[Start]
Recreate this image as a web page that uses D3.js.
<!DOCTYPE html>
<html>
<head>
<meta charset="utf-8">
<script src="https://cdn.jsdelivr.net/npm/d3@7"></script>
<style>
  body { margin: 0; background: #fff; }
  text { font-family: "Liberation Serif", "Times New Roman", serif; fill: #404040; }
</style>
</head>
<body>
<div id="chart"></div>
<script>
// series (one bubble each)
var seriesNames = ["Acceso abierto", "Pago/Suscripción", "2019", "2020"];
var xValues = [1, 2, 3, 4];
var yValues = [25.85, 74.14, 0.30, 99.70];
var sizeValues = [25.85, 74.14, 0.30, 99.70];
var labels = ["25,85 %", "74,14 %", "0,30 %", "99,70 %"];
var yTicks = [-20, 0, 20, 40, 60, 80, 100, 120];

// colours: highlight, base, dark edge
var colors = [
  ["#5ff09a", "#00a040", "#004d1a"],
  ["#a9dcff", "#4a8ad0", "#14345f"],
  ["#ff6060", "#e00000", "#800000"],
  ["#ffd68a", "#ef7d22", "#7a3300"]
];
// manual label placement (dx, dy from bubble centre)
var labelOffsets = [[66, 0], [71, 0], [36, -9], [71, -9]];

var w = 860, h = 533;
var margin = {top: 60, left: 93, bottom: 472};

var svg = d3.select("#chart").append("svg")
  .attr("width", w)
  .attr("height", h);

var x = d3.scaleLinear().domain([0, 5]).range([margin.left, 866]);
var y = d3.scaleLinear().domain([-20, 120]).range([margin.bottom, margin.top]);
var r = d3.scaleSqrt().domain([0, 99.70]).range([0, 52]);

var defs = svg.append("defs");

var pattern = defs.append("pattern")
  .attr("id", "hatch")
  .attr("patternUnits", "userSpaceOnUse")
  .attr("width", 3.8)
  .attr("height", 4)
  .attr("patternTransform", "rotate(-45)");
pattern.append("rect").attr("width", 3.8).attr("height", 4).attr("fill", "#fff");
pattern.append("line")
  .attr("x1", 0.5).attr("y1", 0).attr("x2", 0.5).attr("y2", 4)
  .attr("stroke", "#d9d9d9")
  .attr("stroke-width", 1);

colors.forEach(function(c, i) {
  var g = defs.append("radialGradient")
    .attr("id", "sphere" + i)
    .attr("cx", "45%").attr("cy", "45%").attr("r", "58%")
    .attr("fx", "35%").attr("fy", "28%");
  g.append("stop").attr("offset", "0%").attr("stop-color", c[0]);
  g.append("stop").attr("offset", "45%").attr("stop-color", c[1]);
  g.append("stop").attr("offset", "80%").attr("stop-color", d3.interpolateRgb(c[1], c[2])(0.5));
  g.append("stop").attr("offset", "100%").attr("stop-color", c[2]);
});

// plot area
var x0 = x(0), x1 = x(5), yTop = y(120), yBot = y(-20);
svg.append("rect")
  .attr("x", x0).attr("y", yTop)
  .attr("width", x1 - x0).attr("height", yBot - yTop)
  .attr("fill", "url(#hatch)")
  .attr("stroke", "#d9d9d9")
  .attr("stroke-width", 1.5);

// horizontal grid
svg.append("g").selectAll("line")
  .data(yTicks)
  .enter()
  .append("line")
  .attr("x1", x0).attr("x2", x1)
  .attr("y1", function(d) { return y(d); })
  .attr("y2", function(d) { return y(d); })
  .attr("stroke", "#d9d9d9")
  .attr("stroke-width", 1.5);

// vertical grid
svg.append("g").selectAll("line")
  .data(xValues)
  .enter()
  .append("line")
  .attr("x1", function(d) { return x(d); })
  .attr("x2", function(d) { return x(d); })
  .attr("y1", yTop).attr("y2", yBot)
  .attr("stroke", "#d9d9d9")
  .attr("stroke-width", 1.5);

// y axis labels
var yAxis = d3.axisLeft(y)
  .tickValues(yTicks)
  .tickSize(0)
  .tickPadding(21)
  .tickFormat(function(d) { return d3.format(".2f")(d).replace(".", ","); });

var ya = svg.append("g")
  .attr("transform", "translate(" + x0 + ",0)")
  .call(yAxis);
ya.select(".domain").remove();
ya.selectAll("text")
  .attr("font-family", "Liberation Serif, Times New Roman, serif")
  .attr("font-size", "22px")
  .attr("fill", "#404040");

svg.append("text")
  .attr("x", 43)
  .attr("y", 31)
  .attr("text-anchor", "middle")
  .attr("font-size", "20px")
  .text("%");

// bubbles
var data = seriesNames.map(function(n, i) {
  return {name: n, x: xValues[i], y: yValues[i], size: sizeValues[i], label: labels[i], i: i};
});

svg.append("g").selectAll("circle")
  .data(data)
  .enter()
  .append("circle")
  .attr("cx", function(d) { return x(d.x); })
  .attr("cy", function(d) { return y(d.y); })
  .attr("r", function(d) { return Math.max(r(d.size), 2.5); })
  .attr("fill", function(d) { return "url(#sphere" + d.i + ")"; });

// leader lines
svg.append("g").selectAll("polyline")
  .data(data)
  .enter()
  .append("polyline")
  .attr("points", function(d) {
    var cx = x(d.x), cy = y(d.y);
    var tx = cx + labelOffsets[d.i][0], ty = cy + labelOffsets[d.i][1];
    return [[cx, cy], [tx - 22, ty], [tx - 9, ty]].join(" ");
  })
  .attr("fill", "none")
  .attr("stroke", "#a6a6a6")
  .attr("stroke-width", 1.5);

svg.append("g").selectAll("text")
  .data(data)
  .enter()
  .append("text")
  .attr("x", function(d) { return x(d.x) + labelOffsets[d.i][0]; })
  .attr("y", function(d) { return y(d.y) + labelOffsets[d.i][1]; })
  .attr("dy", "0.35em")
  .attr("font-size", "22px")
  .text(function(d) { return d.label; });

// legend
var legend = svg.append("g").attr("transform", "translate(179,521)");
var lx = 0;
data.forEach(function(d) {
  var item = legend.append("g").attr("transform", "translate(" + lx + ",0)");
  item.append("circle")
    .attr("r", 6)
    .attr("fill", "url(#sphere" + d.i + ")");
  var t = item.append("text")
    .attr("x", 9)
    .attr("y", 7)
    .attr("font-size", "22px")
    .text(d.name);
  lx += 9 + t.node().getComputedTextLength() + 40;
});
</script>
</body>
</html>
[End]
Restate the listing above word for word.

Recreate this image as a web page that uses D3.js.
<!DOCTYPE html>
<html>
<head>
<meta charset="utf-8">
<script src="https://cdn.jsdelivr.net/npm/d3@7"></script>
<style>
  body { margin: 0; background: #fff; }
  text { font-family: "Liberation Serif", "Times New Roman", serif; fill: #404040; }
</style>
</head>
<body>
<div id="chart"></div>
<script>
// series (one bubble each)
var seriesNames = ["Acceso abierto", "Pago/Suscripción", "2019", "2020"];
var xValues = [1, 2, 3, 4];
var yValues = [25.85, 74.14, 0.30, 99.70];
var sizeValues = [25.85, 74.14, 0.30, 99.70];
var labels = ["25,85 %", "74,14 %", "0,30 %", "99,70 %"];
var yTicks = [-20, 0, 20, 40, 60, 80, 100, 120];

// colours: highlight, base, dark edge
var colors = [
  ["#5ff09a", "#00a040", "#004d1a"],
  ["#a9dcff", "#4a8ad0", "#14345f"],
  ["#ff6060", "#e00000", "#800000"],
  ["#ffd68a", "#ef7d22", "#7a3300"]
];
// manual label placement (dx, dy from bubble centre)
var labelOffsets = [[66, 0], [71, 0], [36, -9], [71, -9]];

var w = 860, h = 533;
var margin = {top: 60, left: 93, bottom: 472};

var svg = d3.select("#chart").append("svg")
  .attr("width", w)
  .attr("height", h);

var x = d3.scaleLinear().domain([0, 5]).range([margin.left, 866]);
var y = d3.scaleLinear().domain([-20, 120]).range([margin.bottom, margin.top]);
var r = d3.scaleSqrt().domain([0, 99.70]).range([0, 52]);

var defs = svg.append("defs");

var pattern = defs.append("pattern")
  .attr("id", "hatch")
  .attr("patternUnits", "userSpaceOnUse")
  .attr("width", 3.8)
  .attr("height", 4)
  .attr("patternTransform", "rotate(-45)");
pattern.append("rect").attr("width", 3.8).attr("height", 4).attr("fill", "#fff");
pattern.append("line")
  .attr("x1", 0.5).attr("y1", 0).attr("x2", 0.5).attr("y2", 4)
  .attr("stroke", "#d9d9d9")
  .attr("stroke-width", 1);

colors.forEach(function(c, i) {
  var g = defs.append("radialGradient")
    .attr("id", "sphere" + i)
    .attr("cx", "45%").attr("cy", "45%").attr("r", "58%")
    .attr("fx", "35%").attr("fy", "28%");
  g.append("stop").attr("offset", "0%").attr("stop-color", c[0]);
  g.append("stop").attr("offset", "45%").attr("stop-color", c[1]);
  g.append("stop").attr("offset", "80%").attr("stop-color", d3.interpolateRgb(c[1], c[2])(0.5));
  g.append("stop").attr("offset", "100%").attr("stop-color", c[2]);
});

// plot area
var x0 = x(0), x1 = x(5), yTop = y(120), yBot = y(-20);
svg.append("rect")
  .attr("x", x0).attr("y", yTop)
  .attr("width", x1 - x0).attr("height", yBot - yTop)
  .attr("fill", "url(#hatch)")
  .attr("stroke", "#d9d9d9")
  .attr("stroke-width", 1.5);

// horizontal grid
svg.append("g").selectAll("line")
  .data(yTicks)
  .enter()
  .append("line")
  .attr("x1", x0).attr("x2", x1)
  .attr("y1", function(d) { return y(d); })
  .attr("y2", function(d) { return y(d); })
  .attr("stroke", "#d9d9d9")
  .attr("stroke-width", 1.5);

// vertical grid
svg.append("g").selectAll("line")
  .data(xValues)
  .enter()
  .append("line")
  .attr("x1", function(d) { return x(d); })
  .attr("x2", function(d) { return x(d); })
  .attr("y1", yTop).attr("y2", yBot)
  .attr("stroke", "#d9d9d9")
  .attr("stroke-width", 1.5);

// y axis labels
var yAxis = d3.axisLeft(y)
  .tickValues(yTicks)
  .tickSize(0)
  .tickPadding(21)
  .tickFormat(function(d) { return d3.format(".2f")(d).replace(".", ","); });

var ya = svg.append("g")
  .attr("transform", "translate(" + x0 + ",0)")
  .call(yAxis);
ya.select(".domain").remove();
ya.selectAll("text")
  .attr("font-family", "Liberation Serif, Times New Roman, serif")
  .attr("font-size", "22px")
  .attr("fill", "#404040");

svg.append("text")
  .attr("x", 43)
  .attr("y", 31)
  .attr("text-anchor", "middle")
  .attr("font-size", "20px")
  .text("%");

// bubbles
var data = seriesNames.map(function(n, i) {
  return {name: n, x: xValues[i], y: yValues[i], size: sizeValues[i], label: labels[i], i: i};
});

svg.append("g").selectAll("circle")
  .data(data)
  .enter()
  .append("circle")
  .attr("cx", function(d) { return x(d.x); })
  .attr("cy", function(d) { return y(d.y); })
  .attr("r", function(d) { return Math.max(r(d.size), 2.5); })
  .attr("fill", function(d) { return "url(#sphere" + d.i + ")"; });

// leader lines
svg.append("g").selectAll("polyline")
  .data(data)
  .enter()
  .append("polyline")
  .attr("points", function(d) {
    var cx = x(d.x), cy = y(d.y);
    var tx = cx + labelOffsets[d.i][0], ty = cy + labelOffsets[d.i][1];
    return [[cx, cy], [tx - 22, ty], [tx - 9, ty]].join(" ");
  })
  .attr("fill", "none")
  .attr("stroke", "#a6a6a6")
  .attr("stroke-width", 1.5);

svg.append("g").selectAll("text")
  .data(data)
  .enter()
  .append("text")
  .attr("x", function(d) { return x(d.x) + labelOffsets[d.i][0]; })
  .attr("y", function(d) { return y(d.y) + labelOffsets[d.i][1]; })
  .attr("dy", "0.35em")
  .attr("font-size", "22px")
  .text(function(d) { return d.label; });

// legend
var legend = svg.append("g").attr("transform", "translate(179,521)");
var lx = 0;
data.forEach(function(d) {
  var item = legend.append("g").attr("transform", "translate(" + lx + ",0)");
  item.append("circle")
    .attr("r", 6)
    .attr("fill", "url(#sphere" + d.i + ")");
  var t = item.append("text")
    .attr("x", 9)
    .attr("y", 7)
    .attr("font-size", "22px")
    .text(d.name);
  lx += 9 + t.node().getComputedTextLength() + 40;
});
</script>
</body>
</html>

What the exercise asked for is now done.